“Morreu o Kadão”!
Estava num bar no Bom Fim com Jorge Polydoro, quando ele recebeu a notícia no celular. Minha memória disparou, vi o menino, filho do Hamilton Chaves, na sede da Ecad no centro de Porto Alegre, em 1967.
Hamilton, jornalista, compositor, vereador, cassado em 64, estava empenhado, junto com Lupicínio Rodrigues, na valorização do trabalho dos músicos locais.
Tentavam organizar a sociedade arrecadadora de direitos autorais, que não tinha representação no Rio Grande do Sul. Lupicínio, na verdade, só emprestava o nome e o prestígio. Dinâmico, bem relacionado, cheio de ideias, Hamilton Chaves é que dava vida àquela pequena sala, alugada num edifício na rua da Praia.
Kadão teria 13 anos, ia encontrar o pai no final do expediente. Fui revê-lo dez anos depois, já como fotógrafo profissional, na Coojornal. Trabalhava na Veja, mas era sócio da cooperativa e colaborador ligado à equipe de Assis Hoffmann.
Foi, quem sabe, o mais bem dotado herdeiro daquela tradição representada por Assis Hoffmann e que tinha raízes na Última Hora gaúcha, o mais original dos jornais da rede de Samuel Wainer. O repórter e o fotógrafo formavam uma unidade empenhada em produzir uma reportagem.
O fotógrafo não era mais o retratista, que trazia uma imagem formal para “ilustrar” o texto do repórter. A fotografia tinha que trazer a informação complementar ou, às vezes, a mais importante, para passar ao leitor o que realmente havia acontecido.
O papel que, segundo Luiz Cláudio Cunha, Kadão teve no desvendamento do “sequestro dos uruguaios”, é exemplar desse novo papel dos fotógrafos na cobertura jornalística, naqueles anos remotos.
Na passagem pela Veja, em São Paulo, convivendo no dia-a-dia com os melhores fotojornalistas em atividade no país, Kadão consolidou sua vocação. Daí em diante, cresceu exponencialmente.
Outra característica daquele grupo, que em determinado momento se aglutinou na Coojornal, foi o espírito solidário, de generosidade, que o Kadão requintou.
Sempre lembro o caso do Arfio Mazzei, que morreu recentemente, fotógrafo respeitado.

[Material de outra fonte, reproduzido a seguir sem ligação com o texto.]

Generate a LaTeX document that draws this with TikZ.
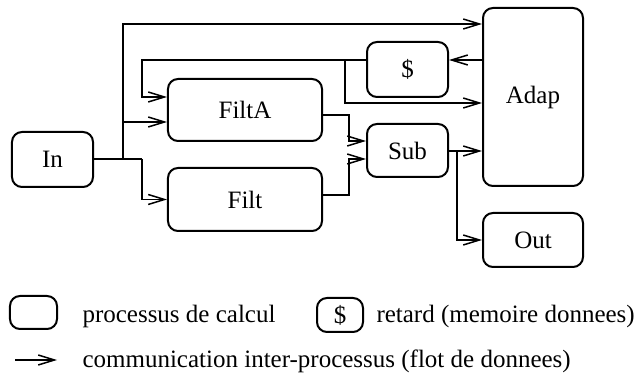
\documentclass[tikz,border=0pt]{standalone}
\usepackage{fontspec}
\setmainfont{Liberation Serif}
\usetikzlibrary{arrows.meta}
\begin{document}
\begin{tikzpicture}[x=0.4pt,y=-0.4pt,
  proc/.style={draw,line width=0.8pt,rounded corners=4pt,inner sep=0pt,font=\fontsize{10pt}{12pt}\selectfont},
  arr/.style={line width=0.6pt,-{Straight Barb[length=6.5pt,width=4pt,line width=0.6pt]}},
  wire/.style={line width=0.6pt},
  lbl/.style={anchor=base west,inner sep=0pt,font=\fontsize{10pt}{12pt}\selectfont}]
\useasboundingbox (0,0) rectangle (635,378);
% nodes
\node[proc,minimum width=32.4pt,minimum height=22pt] (In) at (52.5,159.5) {In};
\node[proc,minimum width=61.6pt,minimum height=24.8pt] (FiltA) at (245,110) {FiltA};
\node[proc,minimum width=61.6pt,minimum height=25.2pt] (Filt) at (245,199.5) {Filt};
\node[proc,minimum width=32.4pt,minimum height=22pt] (Del) at (407.5,69.5) {\$};
\node[proc,minimum width=32.4pt,minimum height=21.2pt] (Sub) at (407.5,150.5) {Sub};
\node[proc,minimum width=40pt,minimum height=71.2pt] (Adap) at (533,97) {Adap};
\node[proc,minimum width=40pt,minimum height=21.6pt] (Out) at (533,240) {Out};
% junctions
\coordinate (j1) at (123,159);
\coordinate (j2) at (142,159);
\coordinate (t1) at (123,24);
\coordinate (fa) at (123,122);
\coordinate (d1) at (142,60);
\coordinate (d2) at (142,97);
\coordinate (d3) at (345,60);
\coordinate (d4) at (345,103);
\coordinate (s1) at (349,115);
\coordinate (s2) at (349,141);
\coordinate (s3) at (349,195);
\coordinate (s4) at (349,159);
\coordinate (o1) at (457,151);
\coordinate (o2) at (457,240);
% connectors
\draw[wire] (In.east |- j1) -- (j2);
\draw[arr] (j1) -- (t1) -- (Adap.west |- t1);
\draw[arr] (fa) -- (FiltA.west |- fa);
\draw[arr] (j2) -- (j2 |- Filt.west) -- (Filt.west);
\draw[arr] (Del.west |- d1) -- (d1) -- (d2) -- (FiltA.west |- d2);
\draw[arr] (d3) -- (d4) -- (Adap.west |- d4);
\draw[arr] (Adap.west |- d1) -- (Del.east |- d1);
\draw[arr] (FiltA.east |- s1) -- (s1) -- (s2) -- (Sub.west |- s2);
\draw[arr] (Filt.east |- s3) -- (s3) -- (s4) -- (Sub.west |- s4);
\draw[arr] (Sub.east |- o1) -- (Adap.west |- o1);
\draw[arr] (o1) -- (o2) -- (Out.west |- o2);
% legend
\node[proc,minimum width=18.8pt,minimum height=13.2pt] (L1) at (33.5,312.5) {};
\node[lbl] (T1) at (82,323) {processus de calcul};
\node[proc,minimum width=18.4pt,minimum height=13.6pt] (L2) at (340,315) {\$};
\node[lbl] (T2) at (376,323) {retard (memoire donnees)};
\coordinate (a1) at (15,360);
\coordinate (a2) at (57,360);
\draw[arr] (a1) -- (a2);
\node[lbl] (T3) at (82,368) {communication inter-processus (flot de donnees)};
\end{tikzpicture}
\end{document}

Estava perdido na vida, teve uma chance na fotografia do jornal A Platéia, de Livramento. Não sabia nada, nem máquina tinha. Kadão recebeu-o, ministrou-lhe um treino intensivo e, se não me engano, ainda emprestou uma câmera.
Kadão morreu na sexta-feira, 4 de abril de 2025. Ainda está muito próximo para que possamos perceber toda a sua dimensão e seu devido lugar na história do fotojornalismo brasileiro. (Elmar Bones)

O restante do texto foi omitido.